**INPUT:**
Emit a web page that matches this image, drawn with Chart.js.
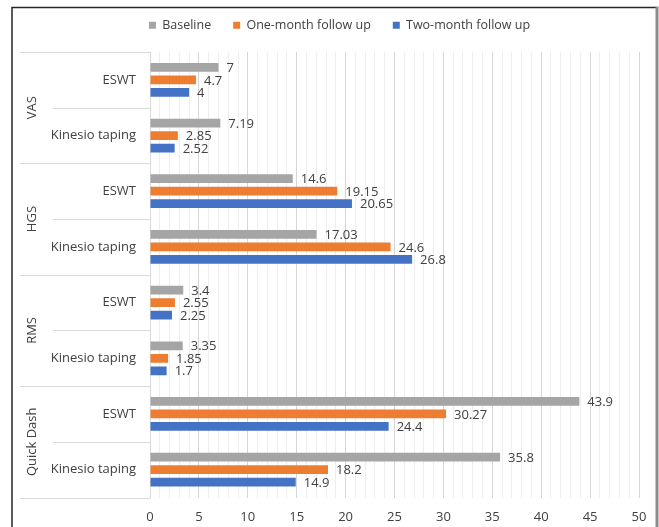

...

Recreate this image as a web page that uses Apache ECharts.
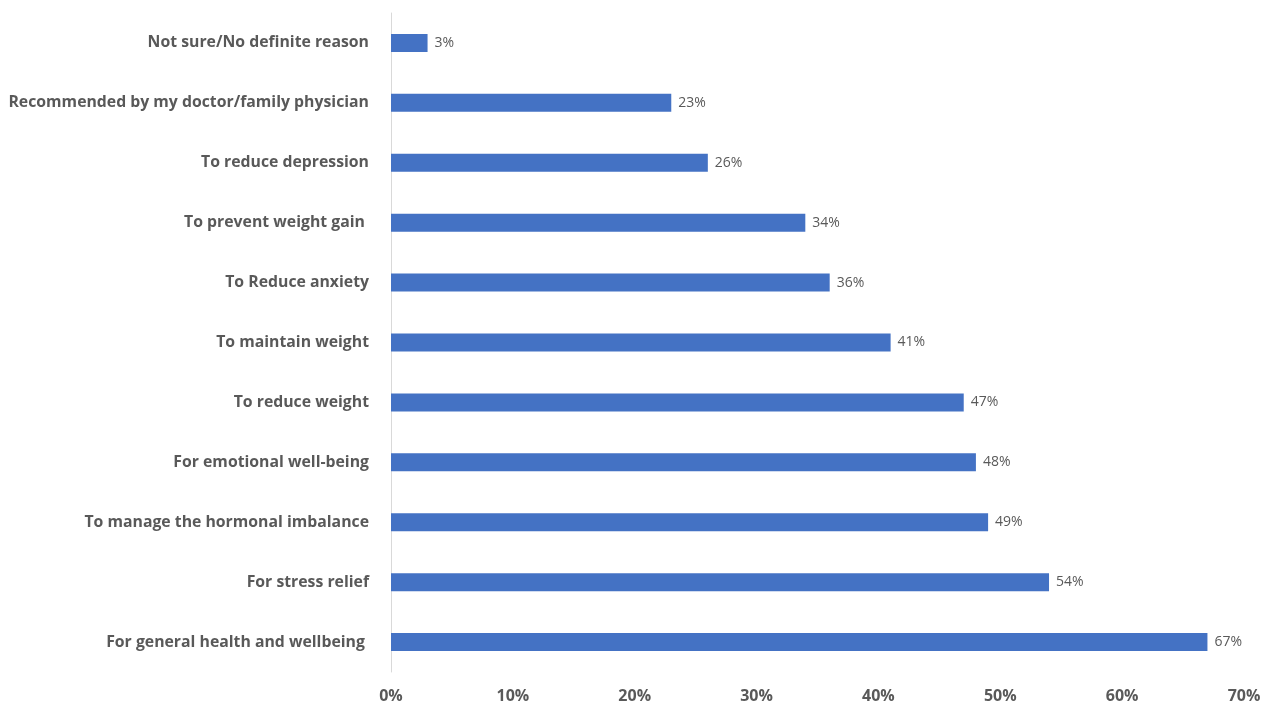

==

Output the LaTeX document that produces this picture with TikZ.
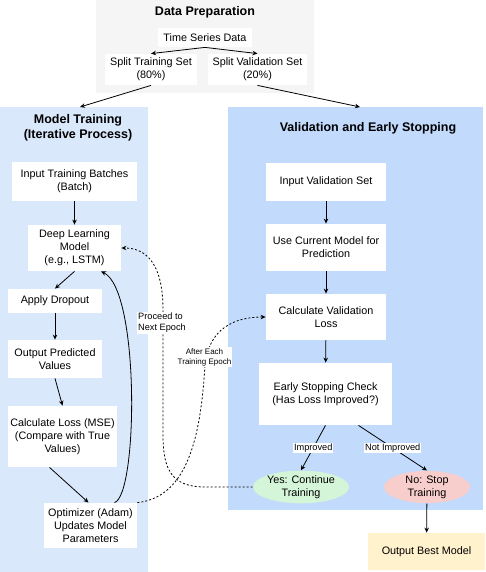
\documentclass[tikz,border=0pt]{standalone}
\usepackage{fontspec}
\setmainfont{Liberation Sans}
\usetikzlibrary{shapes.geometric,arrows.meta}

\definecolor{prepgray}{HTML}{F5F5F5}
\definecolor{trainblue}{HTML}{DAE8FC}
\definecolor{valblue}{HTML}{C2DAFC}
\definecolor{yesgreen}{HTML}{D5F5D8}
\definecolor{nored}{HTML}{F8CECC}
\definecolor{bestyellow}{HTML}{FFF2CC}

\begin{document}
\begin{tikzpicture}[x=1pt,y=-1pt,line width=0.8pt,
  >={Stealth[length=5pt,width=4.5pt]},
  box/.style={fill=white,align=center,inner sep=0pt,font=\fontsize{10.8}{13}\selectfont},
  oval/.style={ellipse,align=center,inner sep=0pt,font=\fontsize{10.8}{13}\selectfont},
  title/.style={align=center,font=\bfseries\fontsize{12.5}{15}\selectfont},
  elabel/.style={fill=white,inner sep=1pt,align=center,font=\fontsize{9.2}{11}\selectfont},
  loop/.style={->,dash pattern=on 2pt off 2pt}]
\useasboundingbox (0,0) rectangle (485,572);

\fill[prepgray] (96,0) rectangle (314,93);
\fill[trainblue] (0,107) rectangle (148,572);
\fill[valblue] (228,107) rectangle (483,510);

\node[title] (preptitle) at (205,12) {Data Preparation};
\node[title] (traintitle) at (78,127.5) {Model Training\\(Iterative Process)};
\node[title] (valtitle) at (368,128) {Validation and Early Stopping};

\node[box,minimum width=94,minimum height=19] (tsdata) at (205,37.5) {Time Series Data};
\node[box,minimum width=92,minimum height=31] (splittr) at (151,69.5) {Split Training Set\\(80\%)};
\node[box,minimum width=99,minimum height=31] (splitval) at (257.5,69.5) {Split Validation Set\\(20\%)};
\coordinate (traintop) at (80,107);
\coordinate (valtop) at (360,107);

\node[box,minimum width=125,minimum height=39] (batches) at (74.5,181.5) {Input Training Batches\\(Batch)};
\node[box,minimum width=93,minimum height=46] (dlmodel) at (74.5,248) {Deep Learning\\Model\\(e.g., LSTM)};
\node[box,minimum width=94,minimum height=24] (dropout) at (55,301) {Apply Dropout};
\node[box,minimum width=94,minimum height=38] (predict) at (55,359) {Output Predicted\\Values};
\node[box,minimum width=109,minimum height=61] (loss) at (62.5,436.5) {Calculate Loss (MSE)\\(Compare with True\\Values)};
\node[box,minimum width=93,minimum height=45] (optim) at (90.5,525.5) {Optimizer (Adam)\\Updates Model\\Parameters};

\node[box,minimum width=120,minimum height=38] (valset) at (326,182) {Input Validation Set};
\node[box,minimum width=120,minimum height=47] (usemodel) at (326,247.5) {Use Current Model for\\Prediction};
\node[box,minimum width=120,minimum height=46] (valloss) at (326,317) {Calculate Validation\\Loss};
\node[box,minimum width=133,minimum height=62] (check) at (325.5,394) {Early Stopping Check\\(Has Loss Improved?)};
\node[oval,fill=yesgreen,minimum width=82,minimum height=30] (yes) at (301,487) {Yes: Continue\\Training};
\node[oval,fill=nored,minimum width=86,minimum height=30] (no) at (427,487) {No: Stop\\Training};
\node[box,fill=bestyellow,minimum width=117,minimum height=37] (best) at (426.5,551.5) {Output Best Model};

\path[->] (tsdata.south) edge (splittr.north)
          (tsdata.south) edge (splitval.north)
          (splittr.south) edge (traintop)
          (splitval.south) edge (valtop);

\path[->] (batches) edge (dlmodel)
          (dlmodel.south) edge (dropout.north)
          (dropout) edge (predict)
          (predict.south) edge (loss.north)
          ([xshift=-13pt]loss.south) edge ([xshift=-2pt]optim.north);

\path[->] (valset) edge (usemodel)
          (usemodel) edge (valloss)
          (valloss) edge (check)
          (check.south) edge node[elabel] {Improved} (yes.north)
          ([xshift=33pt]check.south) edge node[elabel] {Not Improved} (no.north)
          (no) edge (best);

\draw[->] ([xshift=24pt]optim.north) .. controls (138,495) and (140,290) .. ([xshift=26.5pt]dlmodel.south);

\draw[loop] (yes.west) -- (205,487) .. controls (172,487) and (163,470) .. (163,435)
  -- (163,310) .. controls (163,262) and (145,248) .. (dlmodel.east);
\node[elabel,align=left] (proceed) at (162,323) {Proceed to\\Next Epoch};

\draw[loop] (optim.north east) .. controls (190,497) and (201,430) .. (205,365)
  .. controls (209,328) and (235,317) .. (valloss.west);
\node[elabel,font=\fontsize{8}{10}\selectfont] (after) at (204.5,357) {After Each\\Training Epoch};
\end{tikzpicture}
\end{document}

**WHAT IS REQUIRED:** Repeat exactly the lines above, from the line that contains "Output the LaTeX" down through the line that contains "(valtitle) at (368,128)". Include both of those lines and none of the pictures.

**CORRECT RESPONSE:**
Output the LaTeX document that produces this picture with TikZ.
\documentclass[tikz,border=0pt]{standalone}
\usepackage{fontspec}
\setmainfont{Liberation Sans}
\usetikzlibrary{shapes.geometric,arrows.meta}

\definecolor{prepgray}{HTML}{F5F5F5}
\definecolor{trainblue}{HTML}{DAE8FC}
\definecolor{valblue}{HTML}{C2DAFC}
\definecolor{yesgreen}{HTML}{D5F5D8}
\definecolor{nored}{HTML}{F8CECC}
\definecolor{bestyellow}{HTML}{FFF2CC}

\begin{document}
\begin{tikzpicture}[x=1pt,y=-1pt,line width=0.8pt,
  >={Stealth[length=5pt,width=4.5pt]},
  box/.style={fill=white,align=center,inner sep=0pt,font=\fontsize{10.8}{13}\selectfont},
  oval/.style={ellipse,align=center,inner sep=0pt,font=\fontsize{10.8}{13}\selectfont},
  title/.style={align=center,font=\bfseries\fontsize{12.5}{15}\selectfont},
  elabel/.style={fill=white,inner sep=1pt,align=center,font=\fontsize{9.2}{11}\selectfont},
  loop/.style={->,dash pattern=on 2pt off 2pt}]
\useasboundingbox (0,0) rectangle (485,572);

\fill[prepgray] (96,0) rectangle (314,93);
\fill[trainblue] (0,107) rectangle (148,572);
\fill[valblue] (228,107) rectangle (483,510);

\node[title] (preptitle) at (205,12) {Data Preparation};
\node[title] (traintitle) at (78,127.5) {Model Training\\(Iterative Process)};
\node[title] (valtitle) at (368,128) {Validation and Early Stopping};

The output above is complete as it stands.